Exercise
Reproduce all of the data below without alteration; exclude every picture.
— begin Recorded data —
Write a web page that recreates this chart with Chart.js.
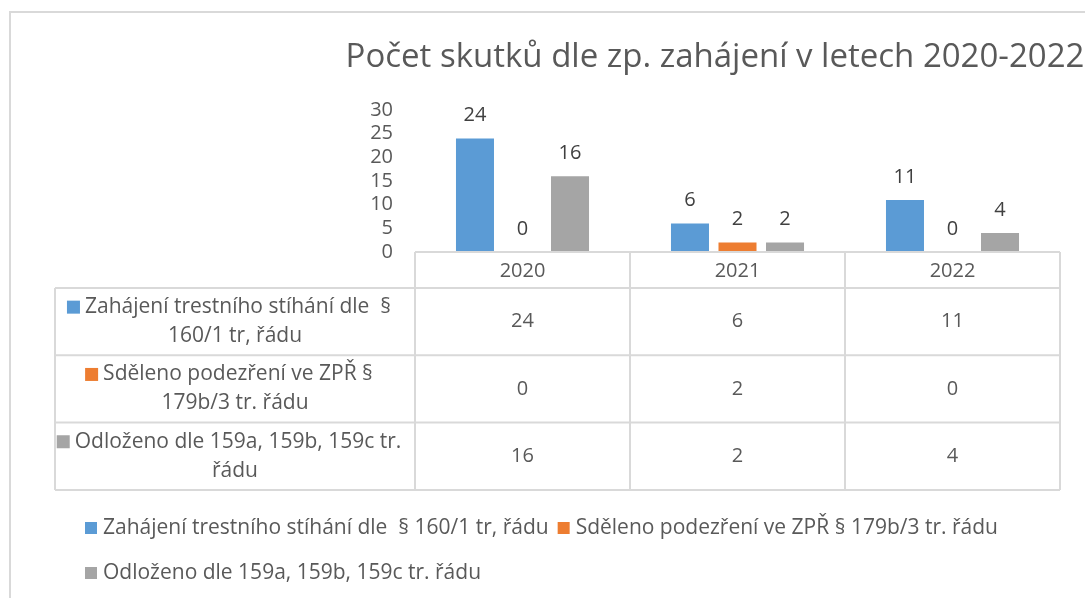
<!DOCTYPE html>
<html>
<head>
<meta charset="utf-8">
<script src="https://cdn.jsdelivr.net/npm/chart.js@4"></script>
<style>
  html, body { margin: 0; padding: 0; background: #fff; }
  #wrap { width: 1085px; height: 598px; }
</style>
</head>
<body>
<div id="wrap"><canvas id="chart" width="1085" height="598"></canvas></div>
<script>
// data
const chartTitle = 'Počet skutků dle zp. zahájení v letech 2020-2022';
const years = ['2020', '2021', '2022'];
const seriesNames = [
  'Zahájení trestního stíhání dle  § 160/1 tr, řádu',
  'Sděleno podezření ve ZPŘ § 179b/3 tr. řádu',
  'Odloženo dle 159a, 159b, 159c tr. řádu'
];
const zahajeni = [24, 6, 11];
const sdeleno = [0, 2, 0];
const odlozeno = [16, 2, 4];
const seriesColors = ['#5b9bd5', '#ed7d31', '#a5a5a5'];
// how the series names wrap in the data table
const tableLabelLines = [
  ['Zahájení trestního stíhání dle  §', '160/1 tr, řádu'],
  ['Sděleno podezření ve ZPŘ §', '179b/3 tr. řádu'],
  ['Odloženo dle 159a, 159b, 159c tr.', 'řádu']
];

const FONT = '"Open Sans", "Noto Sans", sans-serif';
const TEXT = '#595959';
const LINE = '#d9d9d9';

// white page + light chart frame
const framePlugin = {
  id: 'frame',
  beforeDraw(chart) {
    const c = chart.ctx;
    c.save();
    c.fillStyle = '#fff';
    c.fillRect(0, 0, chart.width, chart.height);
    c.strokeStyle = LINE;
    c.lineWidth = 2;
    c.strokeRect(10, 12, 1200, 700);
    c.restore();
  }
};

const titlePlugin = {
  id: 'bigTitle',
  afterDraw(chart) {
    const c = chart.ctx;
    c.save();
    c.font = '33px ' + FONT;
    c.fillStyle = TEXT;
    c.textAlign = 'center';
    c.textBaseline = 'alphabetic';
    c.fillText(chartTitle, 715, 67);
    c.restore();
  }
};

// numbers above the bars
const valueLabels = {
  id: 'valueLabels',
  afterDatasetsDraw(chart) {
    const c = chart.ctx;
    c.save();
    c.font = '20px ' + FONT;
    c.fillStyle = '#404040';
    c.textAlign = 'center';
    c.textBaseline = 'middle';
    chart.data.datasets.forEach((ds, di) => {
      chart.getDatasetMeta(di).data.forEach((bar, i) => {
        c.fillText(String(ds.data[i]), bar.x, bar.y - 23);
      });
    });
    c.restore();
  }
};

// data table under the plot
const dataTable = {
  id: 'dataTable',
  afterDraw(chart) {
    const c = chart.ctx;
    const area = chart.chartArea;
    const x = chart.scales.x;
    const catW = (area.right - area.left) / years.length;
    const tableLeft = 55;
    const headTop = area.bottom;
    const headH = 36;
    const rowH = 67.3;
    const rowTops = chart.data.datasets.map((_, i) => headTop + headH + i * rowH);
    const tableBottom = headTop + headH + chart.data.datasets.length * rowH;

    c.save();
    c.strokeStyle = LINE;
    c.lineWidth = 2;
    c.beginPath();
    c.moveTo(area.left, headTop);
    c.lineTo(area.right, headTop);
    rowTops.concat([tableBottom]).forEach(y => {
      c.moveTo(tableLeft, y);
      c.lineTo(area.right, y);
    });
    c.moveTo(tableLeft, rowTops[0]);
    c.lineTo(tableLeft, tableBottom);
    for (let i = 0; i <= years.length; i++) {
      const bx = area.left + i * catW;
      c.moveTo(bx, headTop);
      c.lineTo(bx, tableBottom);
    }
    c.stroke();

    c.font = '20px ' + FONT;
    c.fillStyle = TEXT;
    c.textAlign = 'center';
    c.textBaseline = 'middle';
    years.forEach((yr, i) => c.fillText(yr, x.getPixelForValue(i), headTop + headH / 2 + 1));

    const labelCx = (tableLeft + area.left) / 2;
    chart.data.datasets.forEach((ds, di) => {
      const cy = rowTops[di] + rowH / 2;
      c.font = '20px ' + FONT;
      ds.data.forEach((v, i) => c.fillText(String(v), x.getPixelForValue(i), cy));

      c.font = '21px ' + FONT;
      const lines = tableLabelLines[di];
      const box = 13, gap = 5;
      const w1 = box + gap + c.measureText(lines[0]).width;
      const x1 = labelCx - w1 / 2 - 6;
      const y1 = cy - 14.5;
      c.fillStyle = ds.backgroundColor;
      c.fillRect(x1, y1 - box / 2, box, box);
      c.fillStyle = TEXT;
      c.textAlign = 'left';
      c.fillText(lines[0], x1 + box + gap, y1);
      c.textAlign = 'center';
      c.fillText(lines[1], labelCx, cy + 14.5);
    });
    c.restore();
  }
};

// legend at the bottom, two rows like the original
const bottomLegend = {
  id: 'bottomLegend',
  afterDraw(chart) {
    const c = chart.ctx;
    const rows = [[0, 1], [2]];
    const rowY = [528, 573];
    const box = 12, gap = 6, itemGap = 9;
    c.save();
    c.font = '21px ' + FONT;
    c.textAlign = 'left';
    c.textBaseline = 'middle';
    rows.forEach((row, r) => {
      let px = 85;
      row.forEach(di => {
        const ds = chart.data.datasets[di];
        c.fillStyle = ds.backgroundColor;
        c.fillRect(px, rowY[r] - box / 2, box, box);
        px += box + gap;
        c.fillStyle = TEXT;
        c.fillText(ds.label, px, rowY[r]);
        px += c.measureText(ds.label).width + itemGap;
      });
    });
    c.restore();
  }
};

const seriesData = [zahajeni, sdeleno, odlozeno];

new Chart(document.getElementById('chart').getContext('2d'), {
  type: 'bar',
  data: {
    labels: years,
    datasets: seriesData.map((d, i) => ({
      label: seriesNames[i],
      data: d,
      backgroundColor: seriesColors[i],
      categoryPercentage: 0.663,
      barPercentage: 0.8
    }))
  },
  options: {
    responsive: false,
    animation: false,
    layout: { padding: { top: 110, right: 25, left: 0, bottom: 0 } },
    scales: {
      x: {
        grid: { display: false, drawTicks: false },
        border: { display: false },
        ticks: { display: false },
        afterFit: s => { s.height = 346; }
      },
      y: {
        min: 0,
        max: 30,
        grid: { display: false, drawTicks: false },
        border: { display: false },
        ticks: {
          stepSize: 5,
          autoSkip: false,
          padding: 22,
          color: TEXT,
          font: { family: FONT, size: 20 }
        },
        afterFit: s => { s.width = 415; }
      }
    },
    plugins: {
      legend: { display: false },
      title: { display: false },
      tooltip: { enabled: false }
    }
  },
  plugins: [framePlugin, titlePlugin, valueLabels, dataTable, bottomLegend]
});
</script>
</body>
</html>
— end Recorded data —
The result
Write a web page that recreates this chart with Chart.js.
<!DOCTYPE html>
<html>
<head>
<meta charset="utf-8">
<script src="https://cdn.jsdelivr.net/npm/chart.js@4"></script>
<style>
  html, body { margin: 0; padding: 0; background: #fff; }
  #wrap { width: 1085px; height: 598px; }
</style>
</head>
<body>
<div id="wrap"><canvas id="chart" width="1085" height="598"></canvas></div>
<script>
// data
const chartTitle = 'Počet skutků dle zp. zahájení v letech 2020-2022';
const years = ['2020', '2021', '2022'];
const seriesNames = [
  'Zahájení trestního stíhání dle  § 160/1 tr, řádu',
  'Sděleno podezření ve ZPŘ § 179b/3 tr. řádu',
  'Odloženo dle 159a, 159b, 159c tr. řádu'
];
const zahajeni = [24, 6, 11];
const sdeleno = [0, 2, 0];
const odlozeno = [16, 2, 4];
const seriesColors = ['#5b9bd5', '#ed7d31', '#a5a5a5'];
// how the series names wrap in the data table
const tableLabelLines = [
  ['Zahájení trestního stíhání dle  §', '160/1 tr, řádu'],
  ['Sděleno podezření ve ZPŘ §', '179b/3 tr. řádu'],
  ['Odloženo dle 159a, 159b, 159c tr.', 'řádu']
];

const FONT = '"Open Sans", "Noto Sans", sans-serif';
const TEXT = '#595959';
const LINE = '#d9d9d9';

// white page + light chart frame
const framePlugin = {
  id: 'frame',
  beforeDraw(chart) {
    const c = chart.ctx;
    c.save();
    c.fillStyle = '#fff';
    c.fillRect(0, 0, chart.width, chart.height);
    c.strokeStyle = LINE;
    c.lineWidth = 2;
    c.strokeRect(10, 12, 1200, 700);
    c.restore();
  }
};

const titlePlugin = {
  id: 'bigTitle',
  afterDraw(chart) {
    const c = chart.ctx;
    c.save();
    c.font = '33px ' + FONT;
    c.fillStyle = TEXT;
    c.textAlign = 'center';
    c.textBaseline = 'alphabetic';
    c.fillText(chartTitle, 715, 67);
    c.restore();
  }
};

// numbers above the bars
const valueLabels = {
  id: 'valueLabels',
  afterDatasetsDraw(chart) {
    const c = chart.ctx;
    c.save();
    c.font = '20px ' + FONT;
    c.fillStyle = '#404040';
    c.textAlign = 'center';
    c.textBaseline = 'middle';
    chart.data.datasets.forEach((ds, di) => {
      chart.getDatasetMeta(di).data.forEach((bar, i) => {
        c.fillText(String(ds.data[i]), bar.x, bar.y - 23);
      });
    });
    c.restore();
  }
};

// data table under the plot
const dataTable = {
  id: 'dataTable',
  afterDraw(chart) {
    const c = chart.ctx;
    const area = chart.chartArea;
    const x = chart.scales.x;
    const catW = (area.right - area.left) / years.length;
    const tableLeft = 55;
    const headTop = area.bottom;
    const headH = 36;
    const rowH = 67.3;
    const rowTops = chart.data.datasets.map((_, i) => headTop + headH + i * rowH);
    const tableBottom = headTop + headH + chart.data.datasets.length * rowH;

    c.save();
    c.strokeStyle = LINE;
    c.lineWidth = 2;
    c.beginPath();
    c.moveTo(area.left, headTop);
    c.lineTo(area.right, headTop);
    rowTops.concat([tableBottom]).forEach(y => {
      c.moveTo(tableLeft, y);
      c.lineTo(area.right, y);
    });
    c.moveTo(tableLeft, rowTops[0]);
    c.lineTo(tableLeft, tableBottom);
    for (let i = 0; i <= years.length; i++) {
      const bx = area.left + i * catW;
      c.moveTo(bx, headTop);
      c.lineTo(bx, tableBottom);
    }
    c.stroke();

    c.font = '20px ' + FONT;
    c.fillStyle = TEXT;
    c.textAlign = 'center';
    c.textBaseline = 'middle';
    years.forEach((yr, i) => c.fillText(yr, x.getPixelForValue(i), headTop + headH / 2 + 1));

    const labelCx = (tableLeft + area.left) / 2;
    chart.data.datasets.forEach((ds, di) => {
      const cy = rowTops[di] + rowH / 2;
      c.font = '20px ' + FONT;
      ds.data.forEach((v, i) => c.fillText(String(v), x.getPixelForValue(i), cy));

      c.font = '21px ' + FONT;
      const lines = tableLabelLines[di];
      const box = 13, gap = 5;
      const w1 = box + gap + c.measureText(lines[0]).width;
      const x1 = labelCx - w1 / 2 - 6;
      const y1 = cy - 14.5;
      c.fillStyle = ds.backgroundColor;
      c.fillRect(x1, y1 - box / 2, box, box);
      c.fillStyle = TEXT;
      c.textAlign = 'left';
      c.fillText(lines[0], x1 + box + gap, y1);
      c.textAlign = 'center';
      c.fillText(lines[1], labelCx, cy + 14.5);
    });
    c.restore();
  }
};

// legend at the bottom, two rows like the original
const bottomLegend = {
  id: 'bottomLegend',
  afterDraw(chart) {
    const c = chart.ctx;
    const rows = [[0, 1], [2]];
    const rowY = [528, 573];
    const box = 12, gap = 6, itemGap = 9;
    c.save();
    c.font = '21px ' + FONT;
    c.textAlign = 'left';
    c.textBaseline = 'middle';
    rows.forEach((row, r) => {
      let px = 85;
      row.forEach(di => {
        const ds = chart.data.datasets[di];
        c.fillStyle = ds.backgroundColor;
        c.fillRect(px, rowY[r] - box / 2, box, box);
        px += box + gap;
        c.fillStyle = TEXT;
        c.fillText(ds.label, px, rowY[r]);
        px += c.measureText(ds.label).width + itemGap;
      });
    });
    c.restore();
  }
};

const seriesData = [zahajeni, sdeleno, odlozeno];

new Chart(document.getElementById('chart').getContext('2d'), {
  type: 'bar',
  data: {
    labels: years,
    datasets: seriesData.map((d, i) => ({
      label: seriesNames[i],
      data: d,
      backgroundColor: seriesColors[i],
      categoryPercentage: 0.663,
      barPercentage: 0.8
    }))
  },
  options: {
    responsive: false,
    animation: false,
    layout: { padding: { top: 110, right: 25, left: 0, bottom: 0 } },
    scales: {
      x: {
        grid: { display: false, drawTicks: false },
        border: { display: false },
        ticks: { display: false },
        afterFit: s => { s.height = 346; }
      },
      y: {
        min: 0,
        max: 30,
        grid: { display: false, drawTicks: false },
        border: { display: false },
        ticks: {
          stepSize: 5,
          autoSkip: false,
          padding: 22,
          color: TEXT,
          font: { family: FONT, size: 20 }
        },
        afterFit: s => { s.width = 415; }
      }
    },
    plugins: {
      legend: { display: false },
      title: { display: false },
      tooltip: { enabled: false }
    }
  },
  plugins: [framePlugin, titlePlugin, valueLabels, dataTable, bottomLegend]
});
</script>
</body>
</html>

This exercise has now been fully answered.